## Begin Records

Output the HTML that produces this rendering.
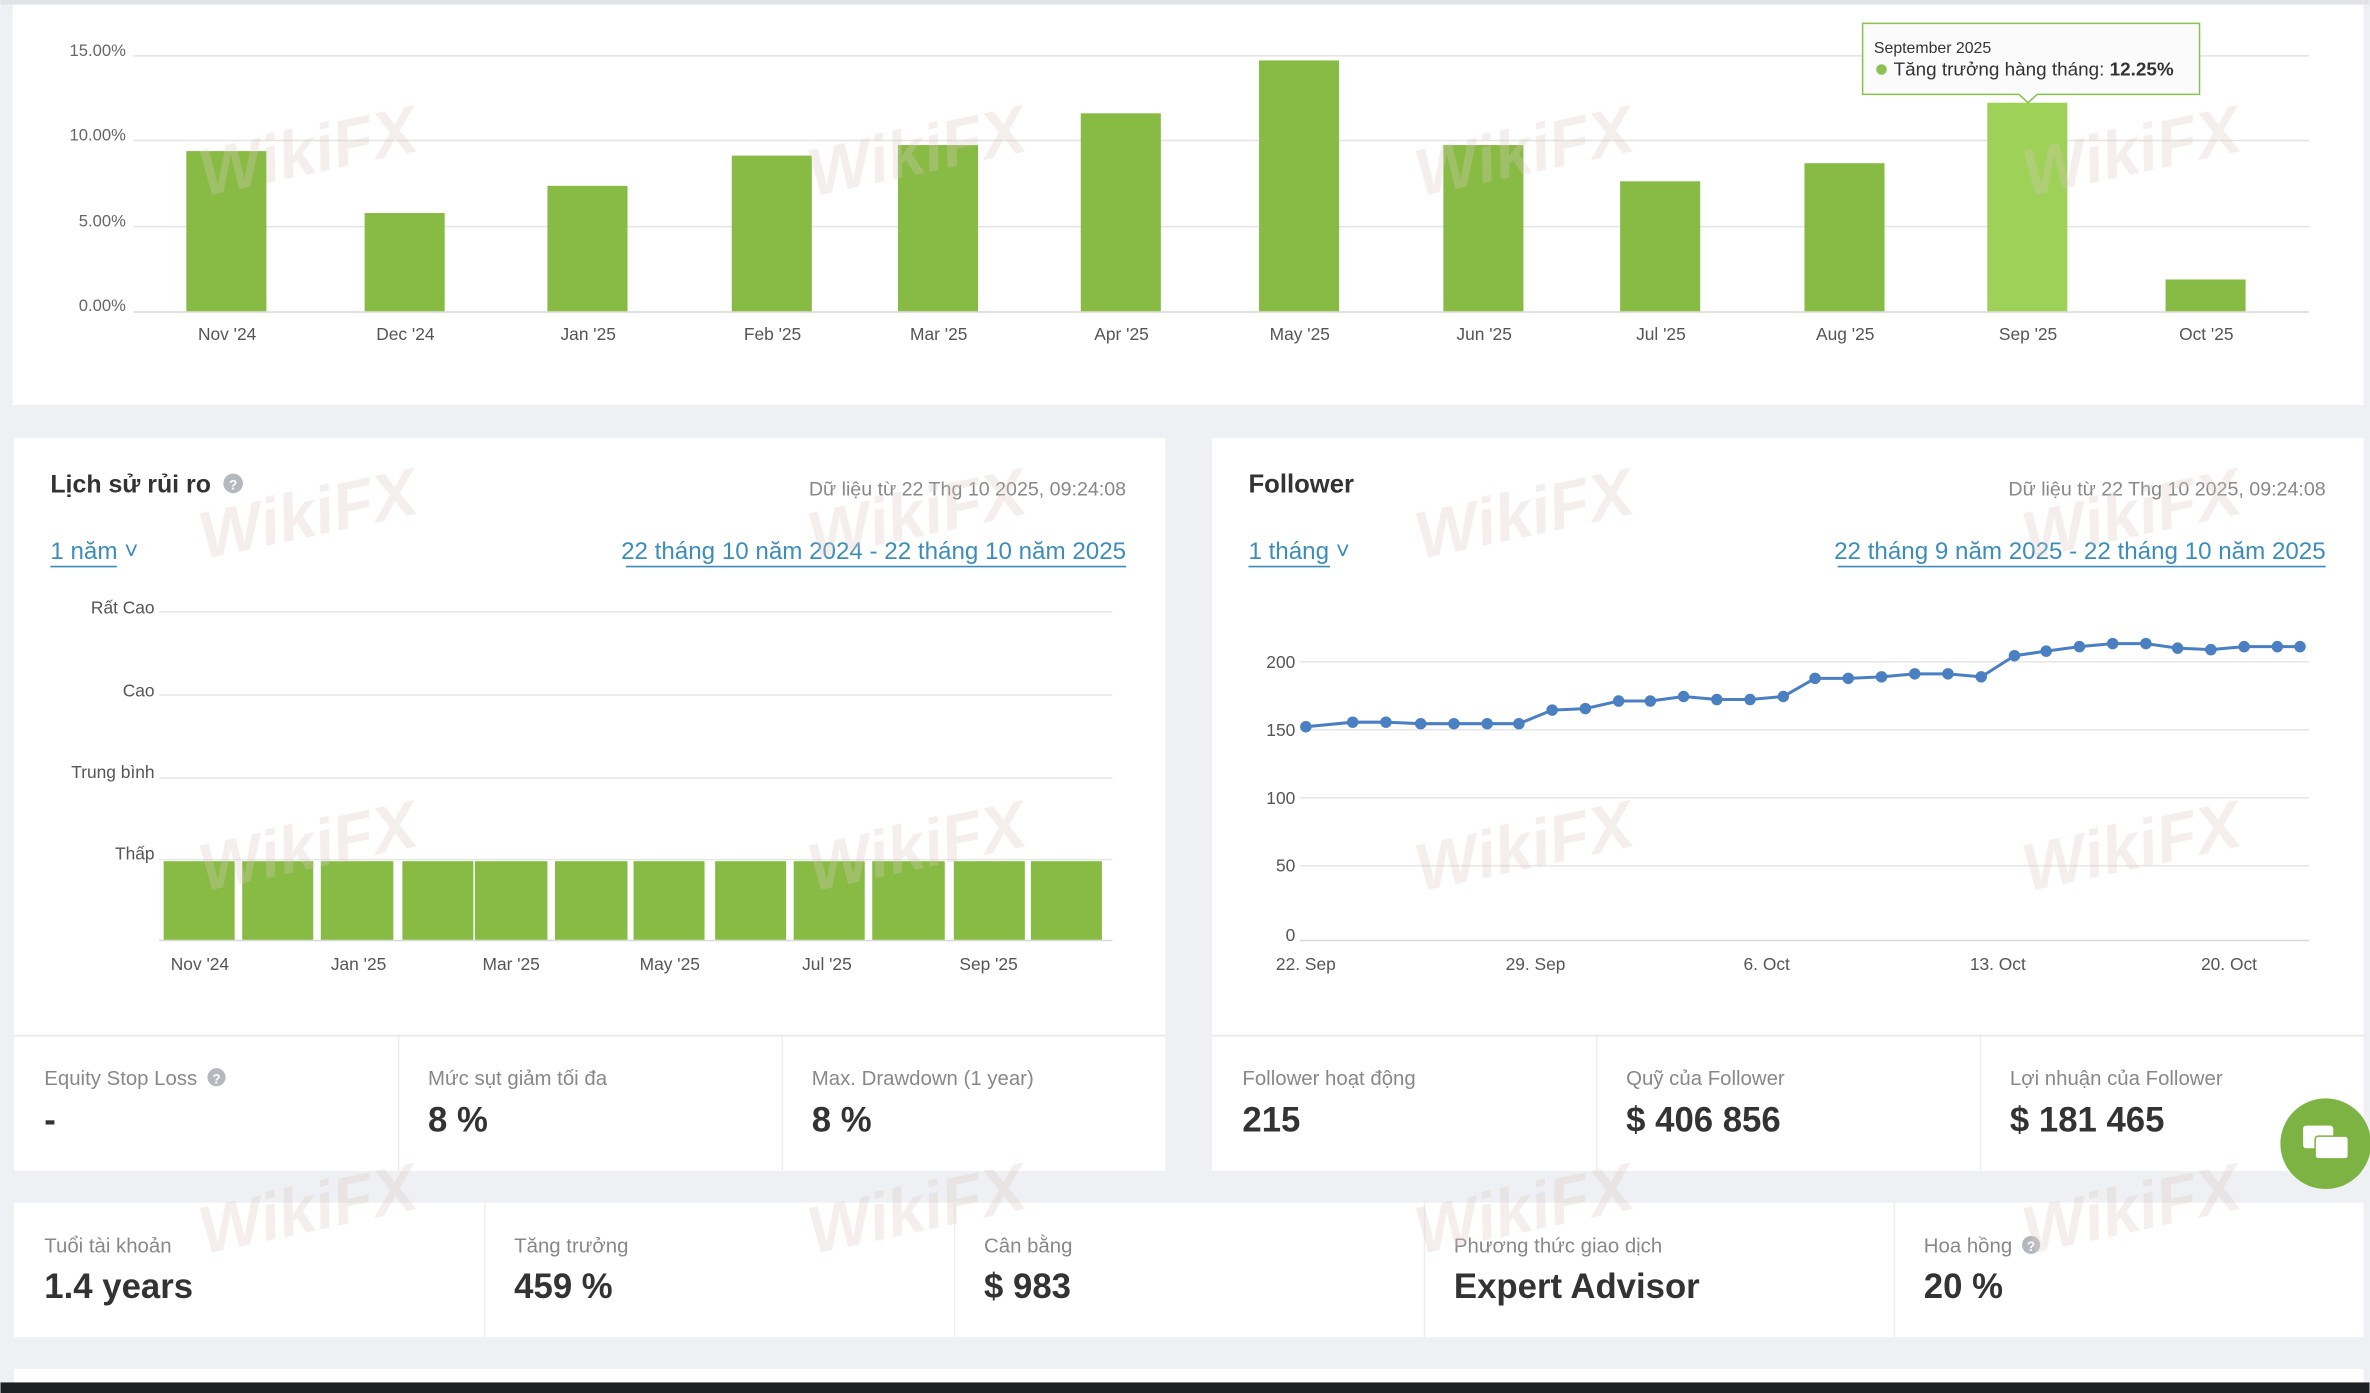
<!DOCTYPE html>
<html><head><meta charset="utf-8"><style>
html,body{margin:0;padding:0;background:#eef0f4;}
svg{display:block}
text{font-family:"Liberation Sans",sans-serif;}
</style></head><body>
<svg width="2370" height="1393" viewBox="0 0 1568 922" xmlns="http://www.w3.org/2000/svg">
<rect width="1568" height="922" fill="#eef0f4"/>
<rect x="8" y="0" width="1556" height="268" fill="#fff"/>
<rect x="0" y="0" width="1568" height="3" fill="#e2e3e6"/>
<g stroke="#e3e3e3" stroke-width="1">
<line x1="88" y1="37" x2="1528" y2="37"/><line x1="88" y1="93" x2="1528" y2="93"/>
<line x1="88" y1="150" x2="1528" y2="150"/><line x1="88" y1="206.5" x2="1528" y2="206.5" stroke="#d8d8d8"/>
</g>
<g font-size="11" fill="#666" text-anchor="end">
<text x="83" y="37">15.00%</text><text x="83" y="93">10.00%</text><text x="83" y="150">5.00%</text><text x="83" y="206">0.00%</text>
</g>
<g fill="#87bb44">
<rect x="123" y="100" width="53" height="106"/>
<rect x="241" y="141" width="53" height="65"/>
<rect x="362" y="123" width="53" height="83"/>
<rect x="484" y="103" width="53" height="103"/>
<rect x="594" y="96" width="53" height="110"/>
<rect x="715" y="75" width="53" height="131"/>
<rect x="833" y="40" width="53" height="166"/>
<rect x="955" y="96" width="53" height="110"/>
<rect x="1072" y="120" width="53" height="86"/>
<rect x="1194" y="108" width="53" height="98"/>
<rect x="1315" y="68" width="53" height="138" fill="#9dd157"/>
<rect x="1433" y="185" width="53" height="21"/>
</g>
<g font-size="11.5" fill="#555" text-anchor="middle">
<text x="150" y="225">Nov '24</text><text x="268" y="225">Dec '24</text><text x="389" y="225">Jan '25</text><text x="511" y="225">Feb '25</text><text x="621" y="225">Mar '25</text><text x="742" y="225">Apr '25</text><text x="860" y="225">May '25</text><text x="982" y="225">Jun '25</text><text x="1099" y="225">Jul '25</text><text x="1221" y="225">Aug '25</text><text x="1342" y="225">Sep '25</text><text x="1460" y="225">Oct '25</text>
</g>
<path d="M1232.5 15.5 H1455.5 V62.5 H1348 L1342 68 L1336 62.5 H1232.5 Z" fill="#fbfbfb" stroke="#8cc152" stroke-width="1"/>
<text x="1240" y="35" font-size="10.5" fill="#333">September 2025</text>
<circle cx="1245" cy="46" r="3.5" fill="#8cc152"/>
<text x="1253" y="50" font-size="12.5" fill="#333">Tăng trưởng hàng tháng: <tspan font-weight="bold">12.25%</tspan></text>

<rect x="9" y="290" width="762" height="485" fill="#fff"/>
<text x="33" y="326" font-size="16.5" fill="#333" font-weight="bold">Lịch sử rủi ro</text>
<circle cx="154" cy="320" r="6.5" fill="#b5b9bf"/><text x="154" y="324" font-size="9" fill="#fff" text-anchor="middle" font-weight="bold">?</text>
<text x="745" y="328" font-size="13" fill="#888" text-anchor="end">Dữ liệu từ 22 Thg 10 2025, 09:24:08</text>
<text x="33" y="370" font-size="16" fill="#3c8dbc">1 năm ˅</text>
<line x1="33" y1="375" x2="77" y2="375" stroke="#3c8dbc"/>
<text x="745" y="370" font-size="16" fill="#3c8dbc" text-anchor="end">22 tháng 10 năm 2024 - 22 tháng 10 năm 2025</text>
<line x1="414" y1="375" x2="745" y2="375" stroke="#3c8dbc"/>
<g stroke="#e6e6e6"><line x1="105" y1="405" x2="736" y2="405"/><line x1="105" y1="460" x2="736" y2="460"/><line x1="105" y1="515" x2="736" y2="515"/><line x1="105" y1="569" x2="736" y2="569"/><line x1="105" y1="622.5" x2="736" y2="622.5" stroke="#d8d8d8"/></g>
<g font-size="11.5" fill="#555" text-anchor="end"><text x="102" y="406">Rất Cao</text><text x="102" y="461">Cao</text><text x="102" y="515">Trung bình</text><text x="102" y="569">Thấp</text></g>
<g fill="#87bb44">
<rect x="108" y="570" width="47" height="52"/><rect x="160" y="570" width="47" height="52"/><rect x="212" y="570" width="48" height="52"/><rect x="266" y="570" width="47" height="52"/><rect x="314" y="570" width="48" height="52"/><rect x="367" y="570" width="48" height="52"/><rect x="419" y="570" width="47" height="52"/><rect x="473" y="570" width="47" height="52"/><rect x="525" y="570" width="47" height="52"/><rect x="577" y="570" width="48" height="52"/><rect x="631" y="570" width="47" height="52"/><rect x="682" y="570" width="47" height="52"/>
</g>
<g font-size="11.5" fill="#555" text-anchor="middle"><text x="132" y="642">Nov '24</text><text x="237" y="642">Jan '25</text><text x="338" y="642">Mar '25</text><text x="443" y="642">May '25</text><text x="547" y="642">Jul '25</text><text x="654" y="642">Sep '25</text></g>
<line x1="9" y1="685.5" x2="771" y2="685.5" stroke="#e8e8e8"/>
<line x1="263.5" y1="686" x2="263.5" y2="775" stroke="#eee"/><line x1="517.5" y1="686" x2="517.5" y2="775" stroke="#eee"/>
<g font-size="13.5" fill="#888"><text x="29" y="718">Equity Stop Loss</text><text x="283" y="718">Mức sụt giảm tối đa</text><text x="537" y="718">Max. Drawdown (1 year)</text></g>
<circle cx="143" cy="713" r="6" fill="#b5b9bf"/><text x="143" y="717" font-size="9" fill="#fff" text-anchor="middle" font-weight="bold">?</text>
<g font-size="23" fill="#333" font-weight="bold"><text x="29" y="749">-</text><text x="283" y="749">8 %</text><text x="537" y="749">8 %</text></g>

<rect x="802" y="290" width="762" height="485" fill="#fff"/>
<text x="826" y="326" font-size="17" fill="#333" font-weight="bold">Follower</text>
<text x="1539" y="328" font-size="13" fill="#888" text-anchor="end">Dữ liệu từ 22 Thg 10 2025, 09:24:08</text>
<text x="826" y="370" font-size="16" fill="#3c8dbc">1 tháng ˅</text>
<line x1="826" y1="375" x2="880" y2="375" stroke="#3c8dbc"/>
<text x="1539" y="370" font-size="16" fill="#3c8dbc" text-anchor="end">22 tháng 9 năm 2025 - 22 tháng 10 năm 2025</text>
<line x1="1216" y1="375" x2="1539" y2="375" stroke="#3c8dbc"/>
<g stroke="#e6e6e6"><line x1="860" y1="438" x2="1528" y2="438"/><line x1="860" y1="483" x2="1528" y2="483"/><line x1="860" y1="528" x2="1528" y2="528"/><line x1="860" y1="573" x2="1528" y2="573"/><line x1="860" y1="622.5" x2="1528" y2="622.5" stroke="#d8d8d8"/></g>
<g font-size="11.5" fill="#555" text-anchor="end"><text x="857" y="442">200</text><text x="857" y="487">150</text><text x="857" y="532">100</text><text x="857" y="577">50</text><text x="857" y="623">0</text></g>
<g font-size="11.5" fill="#555" text-anchor="middle"><text x="864" y="642">22. Sep</text><text x="1016" y="642">29. Sep</text><text x="1169" y="642">6. Oct</text><text x="1322" y="642">13. Oct</text><text x="1475" y="642">20. Oct</text></g>
<polyline fill="none" stroke="#4a7fc1" stroke-width="2" points="864,481 895,478 917,478 940,479 962,479 984,479 1005,479 1027,470 1049,469 1071,464 1092,464 1114,461 1136,463 1158,463 1180,461 1201,449 1223,449 1245,448 1267,446 1289,446 1311,448 1333,434 1354,431 1376,428 1398,426 1420,426 1441,429 1463,430 1485,428 1507,428 1522,428"/>
<g fill="#4a7fc1">
<circle cx="864" cy="481" r="3.8"/><circle cx="895" cy="478" r="3.8"/><circle cx="917" cy="478" r="3.8"/><circle cx="940" cy="479" r="3.8"/><circle cx="962" cy="479" r="3.8"/><circle cx="984" cy="479" r="3.8"/><circle cx="1005" cy="479" r="3.8"/><circle cx="1027" cy="470" r="3.8"/><circle cx="1049" cy="469" r="3.8"/><circle cx="1071" cy="464" r="3.8"/><circle cx="1092" cy="464" r="3.8"/><circle cx="1114" cy="461" r="3.8"/><circle cx="1136" cy="463" r="3.8"/><circle cx="1158" cy="463" r="3.8"/><circle cx="1180" cy="461" r="3.8"/><circle cx="1201" cy="449" r="3.8"/><circle cx="1223" cy="449" r="3.8"/><circle cx="1245" cy="448" r="3.8"/><circle cx="1267" cy="446" r="3.8"/><circle cx="1289" cy="446" r="3.8"/><circle cx="1311" cy="448" r="3.8"/><circle cx="1333" cy="434" r="3.8"/><circle cx="1354" cy="431" r="3.8"/><circle cx="1376" cy="428" r="3.8"/><circle cx="1398" cy="426" r="3.8"/><circle cx="1420" cy="426" r="3.8"/><circle cx="1441" cy="429" r="3.8"/><circle cx="1463" cy="430" r="3.8"/><circle cx="1485" cy="428" r="3.8"/><circle cx="1507" cy="428" r="3.8"/><circle cx="1522" cy="428" r="3.8"/>
</g>
<line x1="802" y1="685.5" x2="1564" y2="685.5" stroke="#e8e8e8"/>
<line x1="1056.5" y1="686" x2="1056.5" y2="775" stroke="#eee"/><line x1="1310.5" y1="686" x2="1310.5" y2="775" stroke="#eee"/>
<g font-size="13.5" fill="#888"><text x="822" y="718">Follower hoạt động</text><text x="1076" y="718">Quỹ của Follower</text><text x="1330" y="718">Lợi nhuận của Follower</text></g>
<g font-size="23" fill="#333" font-weight="bold"><text x="822" y="749">215</text><text x="1076" y="749">$ 406 856</text><text x="1330" y="749">$ 181 465</text></g>

<rect x="9" y="796" width="1555" height="89" fill="#fff"/>
<g stroke="#eee"><line x1="320.5" y1="796" x2="320.5" y2="885"/><line x1="631.5" y1="796" x2="631.5" y2="885"/><line x1="942.5" y1="796" x2="942.5" y2="885"/><line x1="1253.5" y1="796" x2="1253.5" y2="885"/></g>
<g font-size="13.5" fill="#888"><text x="29" y="829">Tuổi tài khoản</text><text x="340" y="829">Tăng trưởng</text><text x="651" y="829">Cân bằng</text><text x="962" y="829">Phương thức giao dịch</text><text x="1273" y="829">Hoa hồng</text></g>
<circle cx="1344" cy="824" r="6" fill="#b5b9bf"/><text x="1344" y="828" font-size="9" fill="#fff" text-anchor="middle" font-weight="bold">?</text>
<g font-size="23" fill="#333" font-weight="bold"><text x="29" y="859">1.4 years</text><text x="340" y="859">459 %</text><text x="651" y="859">$ 983</text><text x="962" y="859">Expert Advisor</text><text x="1273" y="859">20 %</text></g>

<rect x="9" y="906" width="1555" height="10" fill="#fff"/>
<rect x="0" y="915" width="1568" height="7" fill="#1e2022"/>

<circle cx="1539" cy="757" r="30" fill="#7cb342"/>
<rect x="1524" y="745" width="20" height="15" rx="2" fill="#fff"/>
<rect x="1532" y="752" width="22" height="15" rx="2" fill="#fff" stroke="#7cb342"/>

<g fill="#d9c8c0" opacity="0.3" font-size="44" font-weight="bold" font-style="italic">
<text x="135" y="130" transform="rotate(-12 135 130)">WikiFX</text>
<text x="538" y="130" transform="rotate(-12 538 130)">WikiFX</text>
<text x="940" y="130" transform="rotate(-12 940 130)">WikiFX</text>
<text x="1342" y="130" transform="rotate(-12 1342 130)">WikiFX</text>
<text x="135" y="370" transform="rotate(-12 135 370)">WikiFX</text>
<text x="538" y="370" transform="rotate(-12 538 370)">WikiFX</text>
<text x="940" y="370" transform="rotate(-12 940 370)">WikiFX</text>
<text x="1342" y="370" transform="rotate(-12 1342 370)">WikiFX</text>
<text x="135" y="590" transform="rotate(-12 135 590)">WikiFX</text>
<text x="538" y="590" transform="rotate(-12 538 590)">WikiFX</text>
<text x="940" y="590" transform="rotate(-12 940 590)">WikiFX</text>
<text x="1342" y="590" transform="rotate(-12 1342 590)">WikiFX</text>
<text x="135" y="830" transform="rotate(-12 135 830)">WikiFX</text>
<text x="538" y="830" transform="rotate(-12 538 830)">WikiFX</text>
<text x="940" y="830" transform="rotate(-12 940 830)">WikiFX</text>
<text x="1342" y="830" transform="rotate(-12 1342 830)">WikiFX</text>
</g>
</svg>
</body></html>
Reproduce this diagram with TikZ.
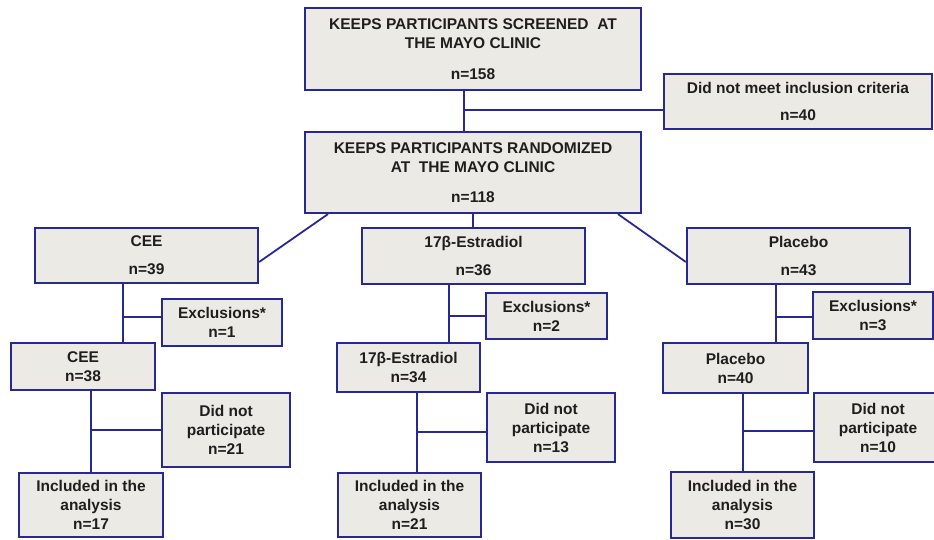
\documentclass[tikz,border=0pt]{standalone}
\usepackage{fontspec}
\setmainfont{Liberation Sans}
\definecolor{boxblue}{RGB}{40,40,148}
\definecolor{boxfill}{RGB}{236,234,228}
\definecolor{boxtext}{RGB}{30,30,30}

\tikzstyle{rect} = [rectangle, draw=boxblue, fill=boxfill, line width=2.2pt, inner sep=0pt, align=center, text=boxtext, font=\bfseries\fontsize{15.5}{19}\selectfont]
\tikzstyle{link} = [draw=boxblue, line width=1.8pt]

\begin{document}
\begin{tikzpicture}[x=1pt, y=-1pt]
\useasboundingbox (0,0) rectangle (934,540);

\node (screened) [rect, minimum width=336pt, minimum height=82pt] at (473,49) {KEEPS PARTICIPANTS SCREENED\ \ AT\\THE MAYO CLINIC\\[12pt]n=158};

\node (notmet) [rect, minimum width=268pt, minimum height=55pt] at (798,101.5) {Did not meet inclusion criteria\\[8pt]n=40};

\node (randomized) [rect, minimum width=336pt, minimum height=81pt] at (473,172.5) {KEEPS PARTICIPANTS RANDOMIZED\\AT\ \ THE MAYO CLINIC\\[11pt]n=118};

\node (cee) [rect, minimum width=223pt, minimum height=55pt] at (146.5,255.5) {CEE\\[9pt]n=39};
\node (estradiol) [rect, minimum width=223pt, minimum height=56pt] at (473.5,256) {17β-Estradiol\\[9pt]n=36};
\node (placebo) [rect, minimum width=223pt, minimum height=56pt] at (798.5,256) {Placebo\\[9pt]n=43};

\node (ceeexcl) [rect, minimum width=120pt, minimum height=47pt] at (222,322.5) {Exclusions*\\n=1};
\node (estexcl) [rect, minimum width=121pt, minimum height=46pt] at (546.5,316) {Exclusions*\\n=2};
\node (plaexcl) [rect, minimum width=120pt, minimum height=47pt] at (873,315.5) {Exclusions*\\n=3};

\node (ceekept) [rect, minimum width=144pt, minimum height=47pt] at (83,366.5) {CEE\\n=38};
\node (estkept) [rect, minimum width=143pt, minimum height=49pt] at (408.5,367.5) {17β-Estradiol\\n=34};
\node (plakept) [rect, minimum width=145pt, minimum height=50pt] at (735.5,368) {Placebo\\n=40};

\node (ceeout) [rect, minimum width=128pt, minimum height=74pt] at (226,430) {Did not\\participate\\n=21};
\node (estout) [rect, minimum width=128pt, minimum height=69pt] at (551,427.5) {Did not\\participate\\n=13};
\node (plaout) [rect, minimum width=128pt, minimum height=69pt] at (878,427.5) {Did not\\participate\\n=10};

\node (ceeincl) [rect, minimum width=144pt, minimum height=64pt] at (91,505) {Included in the\\analysis\\n=17};
\node (estincl) [rect, minimum width=143pt, minimum height=64pt] at (409.5,505) {Included in the\\analysis\\n=21};
\node (plaincl) [rect, minimum width=143pt, minimum height=66pt] at (742.5,505) {Included in the\\analysis\\n=30};

% screening
\coordinate (screenjoin) at (464,110);
\draw[link] (screenjoin |- screened.south) -- (screenjoin |- randomized.north);
\draw[link] (screenjoin) -- (screenjoin -| notmet.west);

% randomization
\draw[link] ([xshift=-145pt]randomized.south) -- ([yshift=-6.5pt]cee.east);
\draw[link] (randomized.south) -- (randomized.south |- estradiol.north);
\draw[link] ([xshift=145pt]randomized.south) -- ([yshift=-6pt]placebo.west);

% CEE
\coordinate (ceejoin) at (123,317);
\draw[link] (ceejoin |- cee.south) -- (ceejoin |- ceekept.north);
\draw[link] (ceejoin) -- (ceejoin -| ceeexcl.west);
\coordinate (ceesplit) at (91,430);
\draw[link] (ceesplit |- ceekept.south) -- (ceesplit |- ceeincl.north);
\draw[link] (ceesplit) -- (ceesplit -| ceeout.west);

% 17beta-estradiol
\coordinate (estjoin) at (449,316);
\draw[link] (estjoin |- estradiol.south) -- (estjoin |- estkept.north);
\draw[link] (estjoin) -- (estjoin -| estexcl.west);
\coordinate (estsplit) at (417,432);
\draw[link] (estsplit |- estkept.south) -- (estsplit |- estincl.north);
\draw[link] (estsplit) -- (estsplit -| estout.west);

% placebo
\coordinate (plajoin) at (776,317);
\draw[link] (plajoin |- placebo.south) -- (plajoin |- plakept.north);
\draw[link] (plajoin) -- (plajoin -| plaexcl.west);
\coordinate (plasplit) at (743,431);
\draw[link] (plasplit |- plakept.south) -- (plasplit |- plaincl.north);
\draw[link] (plasplit) -- (plasplit -| plaout.west);

\end{tikzpicture}
\end{document}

## End Records

▶ Goal
Leave out the pictures and quote exactly the lines from the one where "Reproduce this diagram with TikZ." appears to the one where "(randomized) [rect, minimum" appears, both ends counted.

▶ Response to this task
Reproduce this diagram with TikZ.
\documentclass[tikz,border=0pt]{standalone}
\usepackage{fontspec}
\setmainfont{Liberation Sans}
\definecolor{boxblue}{RGB}{40,40,148}
\definecolor{boxfill}{RGB}{236,234,228}
\definecolor{boxtext}{RGB}{30,30,30}

\tikzstyle{rect} = [rectangle, draw=boxblue, fill=boxfill, line width=2.2pt, inner sep=0pt, align=center, text=boxtext, font=\bfseries\fontsize{15.5}{19}\selectfont]
\tikzstyle{link} = [draw=boxblue, line width=1.8pt]

\begin{document}
\begin{tikzpicture}[x=1pt, y=-1pt]
\useasboundingbox (0,0) rectangle (934,540);

\node (screened) [rect, minimum width=336pt, minimum height=82pt] at (473,49) {KEEPS PARTICIPANTS SCREENED\ \ AT\\THE MAYO CLINIC\\[12pt]n=158};

\node (notmet) [rect, minimum width=268pt, minimum height=55pt] at (798,101.5) {Did not meet inclusion criteria\\[8pt]n=40};

\node (randomized) [rect, minimum width=336pt, minimum height=81pt] at (473,172.5) {KEEPS PARTICIPANTS RANDOMIZED\\AT\ \ THE MAYO CLINIC\\[11pt]n=118};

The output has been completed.